> **Material to process**
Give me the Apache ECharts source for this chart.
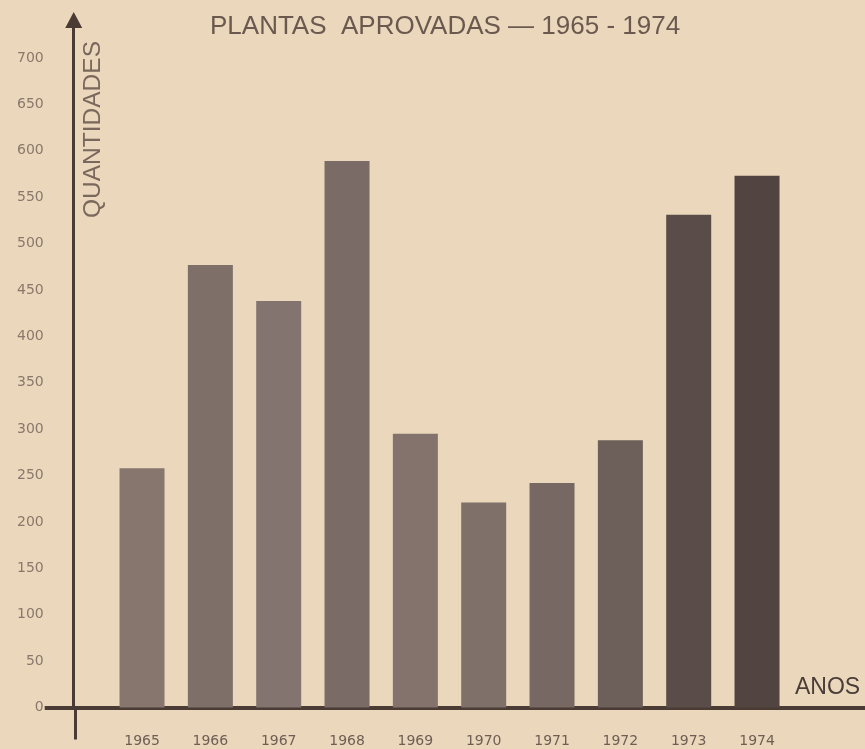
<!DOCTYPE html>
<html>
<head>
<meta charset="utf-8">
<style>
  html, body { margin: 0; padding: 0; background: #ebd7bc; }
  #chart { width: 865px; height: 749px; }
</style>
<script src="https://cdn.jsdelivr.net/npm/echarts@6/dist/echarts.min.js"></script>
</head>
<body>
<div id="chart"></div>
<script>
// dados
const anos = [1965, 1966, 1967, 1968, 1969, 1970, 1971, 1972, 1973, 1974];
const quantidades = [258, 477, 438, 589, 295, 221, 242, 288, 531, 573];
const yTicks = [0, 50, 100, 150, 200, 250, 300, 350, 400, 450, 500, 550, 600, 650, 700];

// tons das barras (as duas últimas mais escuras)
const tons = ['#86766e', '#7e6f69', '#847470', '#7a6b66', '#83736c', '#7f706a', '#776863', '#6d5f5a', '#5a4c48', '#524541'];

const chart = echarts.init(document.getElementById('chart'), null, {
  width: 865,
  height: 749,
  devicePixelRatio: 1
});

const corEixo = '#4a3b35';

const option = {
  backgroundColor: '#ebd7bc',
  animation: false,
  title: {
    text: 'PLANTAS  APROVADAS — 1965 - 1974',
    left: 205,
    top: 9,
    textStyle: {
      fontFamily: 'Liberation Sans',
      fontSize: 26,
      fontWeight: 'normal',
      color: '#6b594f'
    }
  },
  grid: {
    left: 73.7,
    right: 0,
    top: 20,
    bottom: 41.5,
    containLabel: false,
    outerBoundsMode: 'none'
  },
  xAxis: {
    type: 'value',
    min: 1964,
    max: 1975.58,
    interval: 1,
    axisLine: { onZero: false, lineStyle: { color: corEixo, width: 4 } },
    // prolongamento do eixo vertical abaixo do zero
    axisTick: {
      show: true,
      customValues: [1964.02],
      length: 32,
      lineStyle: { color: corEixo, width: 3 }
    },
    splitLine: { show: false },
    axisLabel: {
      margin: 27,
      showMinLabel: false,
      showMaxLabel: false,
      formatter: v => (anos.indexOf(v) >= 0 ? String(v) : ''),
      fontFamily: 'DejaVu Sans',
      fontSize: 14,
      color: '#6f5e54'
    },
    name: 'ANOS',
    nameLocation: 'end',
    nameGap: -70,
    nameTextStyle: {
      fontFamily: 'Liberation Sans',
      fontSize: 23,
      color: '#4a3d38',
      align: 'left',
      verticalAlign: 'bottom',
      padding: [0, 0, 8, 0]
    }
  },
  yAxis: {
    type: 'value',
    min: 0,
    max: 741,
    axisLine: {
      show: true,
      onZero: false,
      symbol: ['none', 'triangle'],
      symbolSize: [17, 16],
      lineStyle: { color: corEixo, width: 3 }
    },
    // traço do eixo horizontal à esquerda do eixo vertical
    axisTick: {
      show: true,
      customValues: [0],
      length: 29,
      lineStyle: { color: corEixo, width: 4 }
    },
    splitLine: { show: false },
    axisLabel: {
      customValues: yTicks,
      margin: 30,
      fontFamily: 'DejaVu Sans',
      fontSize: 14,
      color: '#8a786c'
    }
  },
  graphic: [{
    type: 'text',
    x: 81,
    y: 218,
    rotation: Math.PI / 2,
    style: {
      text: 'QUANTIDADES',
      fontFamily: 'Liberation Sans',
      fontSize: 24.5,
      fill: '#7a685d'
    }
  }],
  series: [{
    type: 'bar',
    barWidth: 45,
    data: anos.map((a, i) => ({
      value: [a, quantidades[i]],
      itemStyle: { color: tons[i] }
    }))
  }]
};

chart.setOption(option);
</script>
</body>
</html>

---

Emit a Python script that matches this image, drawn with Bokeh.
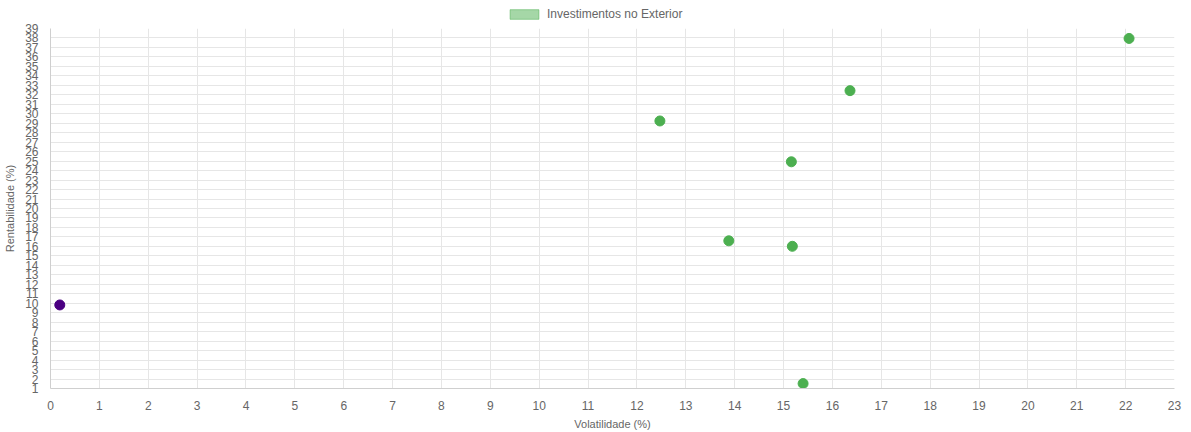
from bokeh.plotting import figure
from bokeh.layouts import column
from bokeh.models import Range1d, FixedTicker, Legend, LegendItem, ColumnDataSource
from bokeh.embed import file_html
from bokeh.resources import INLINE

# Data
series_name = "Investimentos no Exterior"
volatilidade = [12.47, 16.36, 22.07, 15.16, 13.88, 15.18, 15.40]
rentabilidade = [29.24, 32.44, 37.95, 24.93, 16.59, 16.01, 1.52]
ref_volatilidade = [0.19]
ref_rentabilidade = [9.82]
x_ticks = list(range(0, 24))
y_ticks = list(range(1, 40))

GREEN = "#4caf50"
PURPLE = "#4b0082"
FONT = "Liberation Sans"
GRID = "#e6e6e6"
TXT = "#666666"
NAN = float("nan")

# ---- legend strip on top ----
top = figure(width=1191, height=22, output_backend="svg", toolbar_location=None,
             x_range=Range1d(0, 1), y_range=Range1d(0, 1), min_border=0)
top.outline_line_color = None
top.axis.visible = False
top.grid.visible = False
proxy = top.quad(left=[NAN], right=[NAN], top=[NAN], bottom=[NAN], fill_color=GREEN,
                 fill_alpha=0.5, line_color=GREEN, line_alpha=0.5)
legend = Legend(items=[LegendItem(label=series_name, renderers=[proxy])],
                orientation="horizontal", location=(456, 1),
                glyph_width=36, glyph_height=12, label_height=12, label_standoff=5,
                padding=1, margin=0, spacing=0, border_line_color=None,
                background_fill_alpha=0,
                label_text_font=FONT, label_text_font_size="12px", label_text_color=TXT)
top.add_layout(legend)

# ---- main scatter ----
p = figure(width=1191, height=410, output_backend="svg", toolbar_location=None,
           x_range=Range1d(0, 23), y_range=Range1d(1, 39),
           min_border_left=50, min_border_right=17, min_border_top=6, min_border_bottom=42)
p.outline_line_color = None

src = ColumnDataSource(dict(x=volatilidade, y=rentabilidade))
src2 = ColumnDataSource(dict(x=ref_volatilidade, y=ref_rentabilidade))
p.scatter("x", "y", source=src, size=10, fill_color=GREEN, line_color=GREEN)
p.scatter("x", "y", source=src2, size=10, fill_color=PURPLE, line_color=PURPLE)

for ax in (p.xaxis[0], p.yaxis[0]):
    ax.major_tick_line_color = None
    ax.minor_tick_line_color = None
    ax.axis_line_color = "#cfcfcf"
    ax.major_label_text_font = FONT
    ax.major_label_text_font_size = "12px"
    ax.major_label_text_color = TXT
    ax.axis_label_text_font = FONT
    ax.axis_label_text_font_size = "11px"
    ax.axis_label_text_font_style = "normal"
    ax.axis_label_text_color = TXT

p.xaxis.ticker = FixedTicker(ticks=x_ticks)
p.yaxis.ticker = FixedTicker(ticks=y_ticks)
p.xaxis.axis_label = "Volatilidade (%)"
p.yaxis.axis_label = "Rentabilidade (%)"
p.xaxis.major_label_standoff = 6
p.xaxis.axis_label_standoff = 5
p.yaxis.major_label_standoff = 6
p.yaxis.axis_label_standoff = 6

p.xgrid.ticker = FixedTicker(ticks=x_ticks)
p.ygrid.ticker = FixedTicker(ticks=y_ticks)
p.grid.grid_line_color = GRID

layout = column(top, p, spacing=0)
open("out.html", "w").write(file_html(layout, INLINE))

> **Exercise task**
Above are records; repeat only the lines from the line with "Give me the" through the line with "const corEixo = '#4a3b35';", and leave pictures out.

> **Result**
Give me the Apache ECharts source for this chart.
<!DOCTYPE html>
<html>
<head>
<meta charset="utf-8">
<style>
  html, body { margin: 0; padding: 0; background: #ebd7bc; }
  #chart { width: 865px; height: 749px; }
</style>
<script src="https://cdn.jsdelivr.net/npm/echarts@6/dist/echarts.min.js"></script>
</head>
<body>
<div id="chart"></div>
<script>
// dados
const anos = [1965, 1966, 1967, 1968, 1969, 1970, 1971, 1972, 1973, 1974];
const quantidades = [258, 477, 438, 589, 295, 221, 242, 288, 531, 573];
const yTicks = [0, 50, 100, 150, 200, 250, 300, 350, 400, 450, 500, 550, 600, 650, 700];

// tons das barras (as duas últimas mais escuras)
const tons = ['#86766e', '#7e6f69', '#847470', '#7a6b66', '#83736c', '#7f706a', '#776863', '#6d5f5a', '#5a4c48', '#524541'];

const chart = echarts.init(document.getElementById('chart'), null, {
  width: 865,
  height: 749,
  devicePixelRatio: 1
});

const corEixo = '#4a3b35';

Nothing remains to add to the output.